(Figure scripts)
_____

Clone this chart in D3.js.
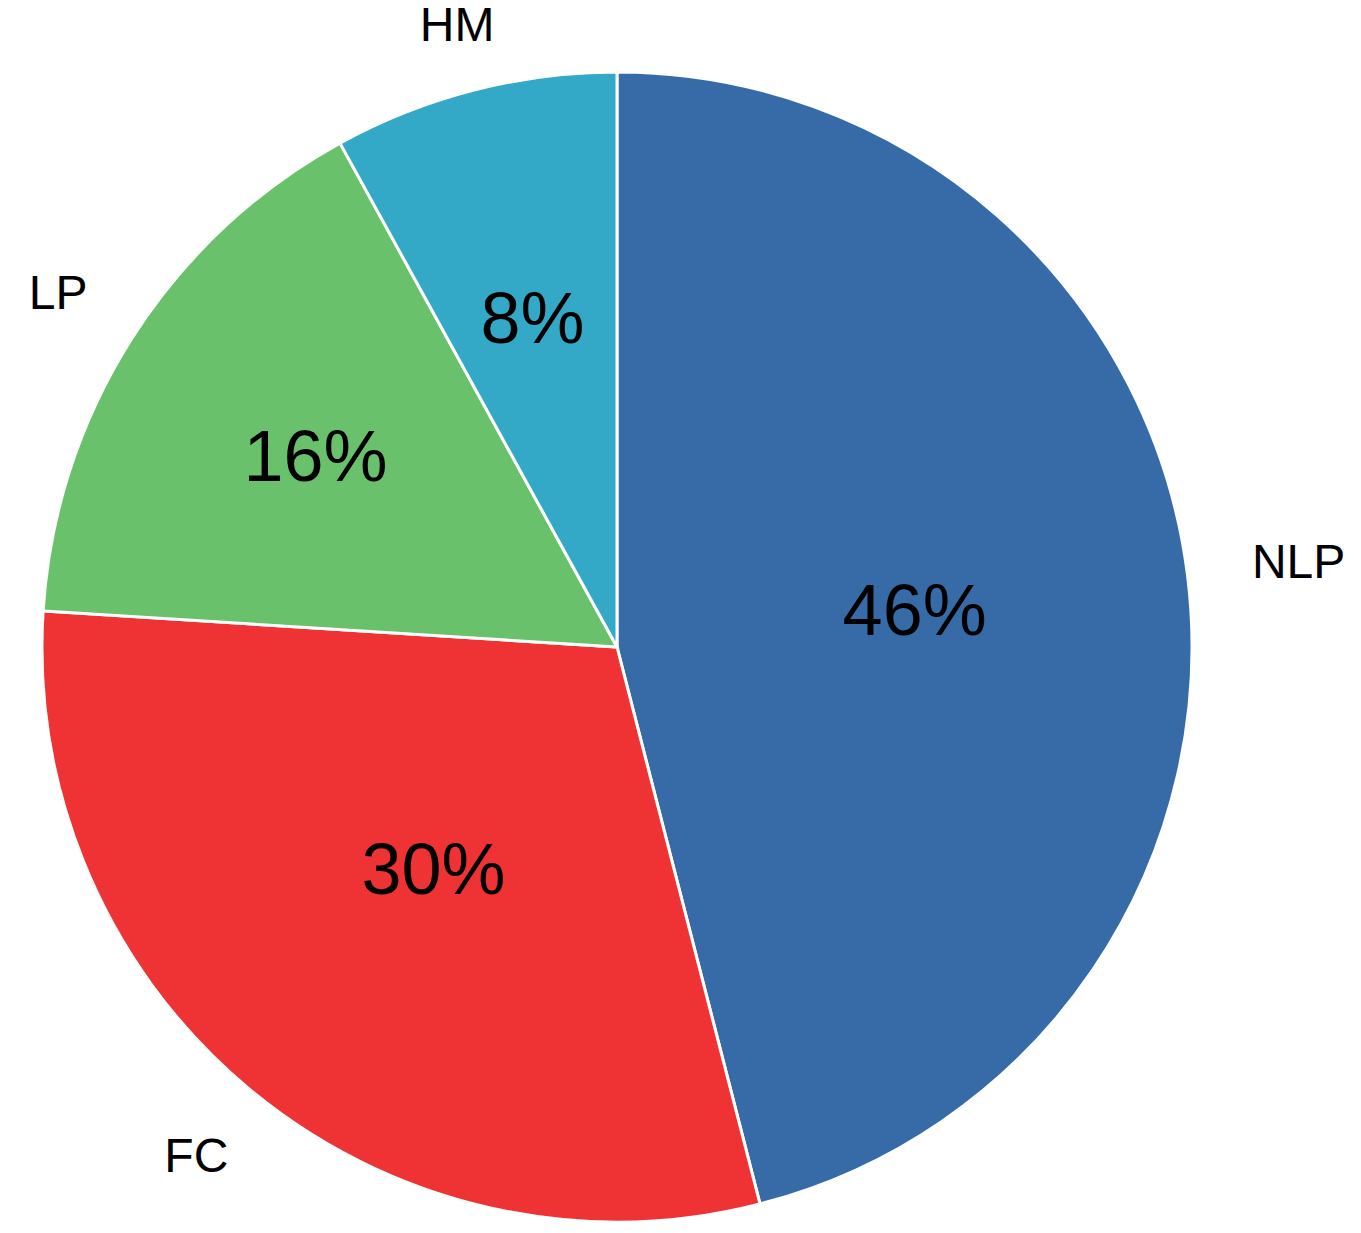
<!DOCTYPE html>
<html><head><meta charset="utf-8">
<script src="https://cdn.jsdelivr.net/npm/d3@7"></script>
<style>body{margin:0;background:#fff}</style>
</head><body>
<svg id="chart" width="1361" height="1233"></svg>
<script>
var categories = ["NLP", "FC", "LP", "HM"];
var values = [46, 30, 16, 8];
var colors = ["#366BA8", "#EF3234", "#69C26B", "#33A9C7"];
// label placement radii (layout only)
var pctRadius = [300, 288, 357, 340];
var catRadius = [687, 660, 662, 643];

var svg = d3.select("#chart");
var cx = 617, cy = 647, R = 575;
var g = svg.append("g").attr("transform", "translate(" + cx + "," + cy + ")");

var pie = d3.pie().sort(null).value(function(d) { return d; });
var arcs = pie(values);
var arc = d3.arc().innerRadius(0).outerRadius(R);

function at(d, r) {
    return d3.arc().innerRadius(r).outerRadius(r).centroid(d);
}

g.selectAll("path").data(arcs).enter().append("path")
    .attr("d", arc)
    .attr("fill", function(d, i) { return colors[i]; })
    .attr("stroke", "#fff").attr("stroke-width", 3);

g.selectAll("text.pct").data(arcs).enter().append("text")
    .attr("class", "pct")
    .attr("transform", function(d, i) { return "translate(" + at(d, pctRadius[i]) + ")"; })
    .attr("text-anchor", "middle").attr("dy", "0.35em")
    .attr("font-family", "Liberation Sans, Arial, sans-serif").attr("font-size", 72)
    .text(function(d) { return d.data + "%"; });

g.selectAll("text.cat").data(arcs).enter().append("text")
    .attr("class", "cat")
    .attr("transform", function(d, i) { return "translate(" + at(d, catRadius[i]) + ")"; })
    .attr("text-anchor", "middle").attr("dy", "0.35em")
    .attr("font-family", "Liberation Sans, Arial, sans-serif").attr("font-size", 48)
    .text(function(d, i) { return categories[i]; });
</script>
</body></html>
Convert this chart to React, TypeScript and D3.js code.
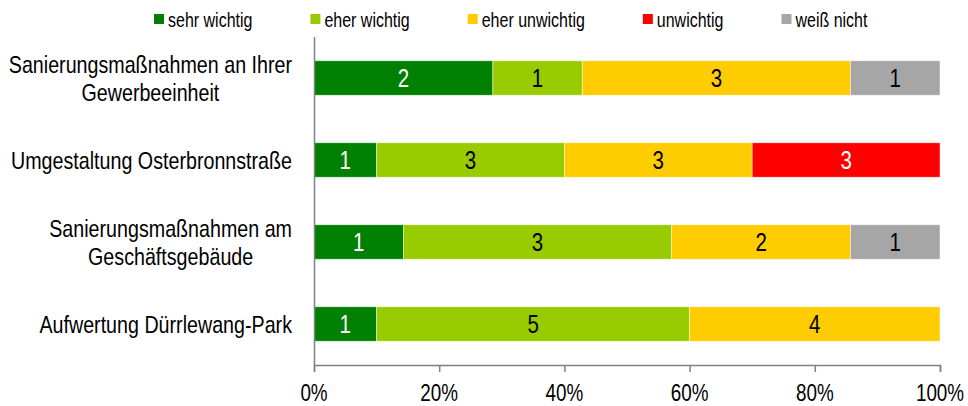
import React, { useEffect, useRef } from 'react'
import * as d3 from 'd3'

const categoryLines: string[][] = [
  ['Sanierungsmaßnahmen an Ihrer', 'Gewerbeeinheit'],
  ['Umgestaltung Osterbronnstraße'],
  ['Sanierungsmaßnahmen am', 'Geschäftsgebäude'],
  ['Aufwertung Dürrlewang-Park'],
]
const seriesNames = ['sehr wichtig', 'eher wichtig', 'eher unwichtig', 'unwichtig', 'weiß nicht']
const sehrWichtig = [2, 1, 1, 1]
const eherWichtig = [1, 3, 3, 5]
const eherUnwichtig = [3, 3, 2, 4]
const unwichtig = [0, 3, 0, 0]
const weissNicht = [1, 0, 1, 0]
const seriesColors = ['#008000', '#99CC00', '#FFCC00', '#FF0000', '#A6A6A6']
const labelColors = ['#ffffff', '#000000', '#000000', '#ffffff', '#000000']
const xTicks = [0, 0.2, 0.4, 0.6, 0.8, 1]

// no narrow font installed: squeeze Liberation Sans horizontally instead
const FONT = "'Liberation Sans', Arial, sans-serif"
const SX = 0.82
const W = 968
const H = 406
const plot = { left: 314, right: 940, top: 37, bottom: 365 }

type TRow = { key: string; values: number[] }
type TSel = d3.Selection<any, unknown, null, undefined>

// narrow text, returns its on-screen width
const narrowText = (
  parent: TSel,
  x: number,
  y: number,
  txt: string,
  size: number,
  anchor = 'start',
  fill = '#000',
  dy = '0',
) => {
  const t = parent
    .append('g')
    .attr('transform', 'translate(' + x + ',' + y + ') scale(' + SX + ',1)')
    .append('text')
    .attr('font-family', FONT)
    .attr('font-size', size)
    .attr('fill', fill)
    .attr('text-anchor', anchor)
    .attr('dy', dy)
    .text(txt)
  return (t.node() as SVGTextElement).getComputedTextLength() * SX
}

const App = (): JSX.Element => {
  const ref = useRef<SVGSVGElement>(null)

  useEffect(() => {
    document.body.style.margin = '0'
    const svg = d3.select(ref.current) as unknown as TSel
    svg.selectAll('*').remove()

    const rows: TRow[] = [sehrWichtig, eherWichtig, eherUnwichtig, unwichtig, weissNicht].map((v, i) => ({
      key: seriesNames[i],
      values: v,
    }))
    const totals = categoryLines.map((_, ci) => d3.sum(rows, r => r.values[ci]))

    const x = d3.scaleLinear().domain([0, 1]).range([plot.left, plot.right])
    const y = d3
      .scaleBand<number>()
      .domain(d3.range(categoryLines.length))
      .range([plot.top, plot.bottom])
      .paddingInner(0.58)
      .paddingOuter(0.29)

    // bars
    categoryLines.forEach((_, ci) => {
      let acc = 0
      rows.forEach((r, si) => {
        const v = r.values[ci]
        if (!v) return
        const x0 = x(acc / totals[ci])
        acc += v
        const x1 = x(acc / totals[ci])
        const yy = y(ci) as number
        svg
          .append('rect')
          .attr('x', x0)
          .attr('y', yy)
          .attr('width', x1 - x0)
          .attr('height', y.bandwidth())
          .attr('fill', seriesColors[si])
          .attr('stroke', 'rgba(255,255,255,0.6)')
          .attr('stroke-width', 0.75)
        narrowText(svg, (x0 + x1) / 2, yy + y.bandwidth() / 2, String(v), 25, 'middle', labelColors[si], '0.36em')
      })
    })

    // axes
    svg
      .append('line')
      .attr('x1', plot.left + 0.5)
      .attr('x2', plot.left + 0.5)
      .attr('y1', plot.top)
      .attr('y2', plot.bottom)
      .attr('stroke', '#808080')
      .attr('stroke-width', 1.5)
    svg
      .append('g')
      .attr('transform', 'translate(0,' + plot.bottom + ')')
      .call(
        d3
          .axisBottom(x)
          .tickValues(xTicks)
          .tickSize(7)
          .tickFormat(() => ''),
      )
      .call(g => {
        g.select('.domain').attr('stroke', '#808080').attr('stroke-width', 1.5)
        g.selectAll('.tick line').attr('stroke', '#808080').attr('stroke-width', 1.5)
      })
    xTicks.forEach(t => {
      narrowText(svg, x(t), plot.bottom + 36, d3.format('.0%')(t), 23, 'middle')
    })

    // category labels
    const labelRight = 292
    const lineH = 28
    categoryLines.forEach((lines, ci) => {
      const cy = (y(ci) as number) + y.bandwidth() / 2
      const probe = svg.append('g').attr('opacity', 0)
      const maxW = d3.max(lines, l => narrowText(probe, 0, 0, l, 24)) || 0
      probe.remove()
      lines.forEach((l, li) => {
        narrowText(
          svg,
          labelRight - maxW / 2,
          cy + (li - (lines.length - 1) / 2) * lineH,
          l,
          24,
          'middle',
          '#000',
          '0.36em',
        )
      })
    })

    // legend
    let lx = 154
    seriesNames.forEach((name, i) => {
      svg
        .append('rect')
        .attr('x', lx)
        .attr('y', 14)
        .attr('width', 10)
        .attr('height', 10)
        .attr('fill', seriesColors[i])
      const w = narrowText(svg, lx + 14, 26.5, name, 19.5)
      lx += 14 + w + 58
    })
  }, [])

  return <svg ref={ref} width={W} height={H} style={{ display: 'block', background: '#fff' }} />
}

export default App
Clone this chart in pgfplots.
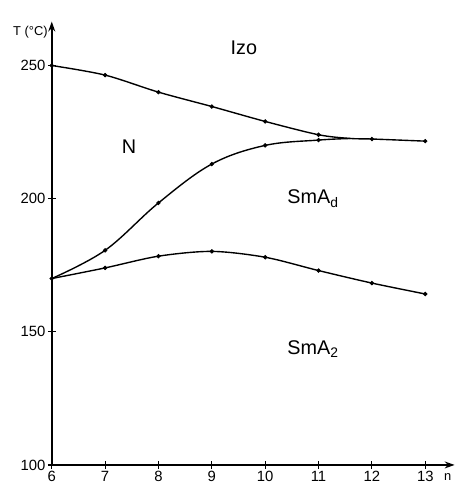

_____

= THE REQUEST =
Give back, unchanged, each line from the one containing "Convert this chart" through the one containing "37, bottom: 365". Pictures are to be left out.

= TASK RESULT =
Convert this chart to React, TypeScript and D3.js code.
import React, { useEffect, useRef } from 'react'
import * as d3 from 'd3'

const categoryLines: string[][] = [
  ['Sanierungsmaßnahmen an Ihrer', 'Gewerbeeinheit'],
  ['Umgestaltung Osterbronnstraße'],
  ['Sanierungsmaßnahmen am', 'Geschäftsgebäude'],
  ['Aufwertung Dürrlewang-Park'],
]
const seriesNames = ['sehr wichtig', 'eher wichtig', 'eher unwichtig', 'unwichtig', 'weiß nicht']
const sehrWichtig = [2, 1, 1, 1]
const eherWichtig = [1, 3, 3, 5]
const eherUnwichtig = [3, 3, 2, 4]
const unwichtig = [0, 3, 0, 0]
const weissNicht = [1, 0, 1, 0]
const seriesColors = ['#008000', '#99CC00', '#FFCC00', '#FF0000', '#A6A6A6']
const labelColors = ['#ffffff', '#000000', '#000000', '#ffffff', '#000000']
const xTicks = [0, 0.2, 0.4, 0.6, 0.8, 1]

// no narrow font installed: squeeze Liberation Sans horizontally instead
const FONT = "'Liberation Sans', Arial, sans-serif"
const SX = 0.82
const W = 968
const H = 406
const plot = { left: 314, right: 940, top: 37, bottom: 365 }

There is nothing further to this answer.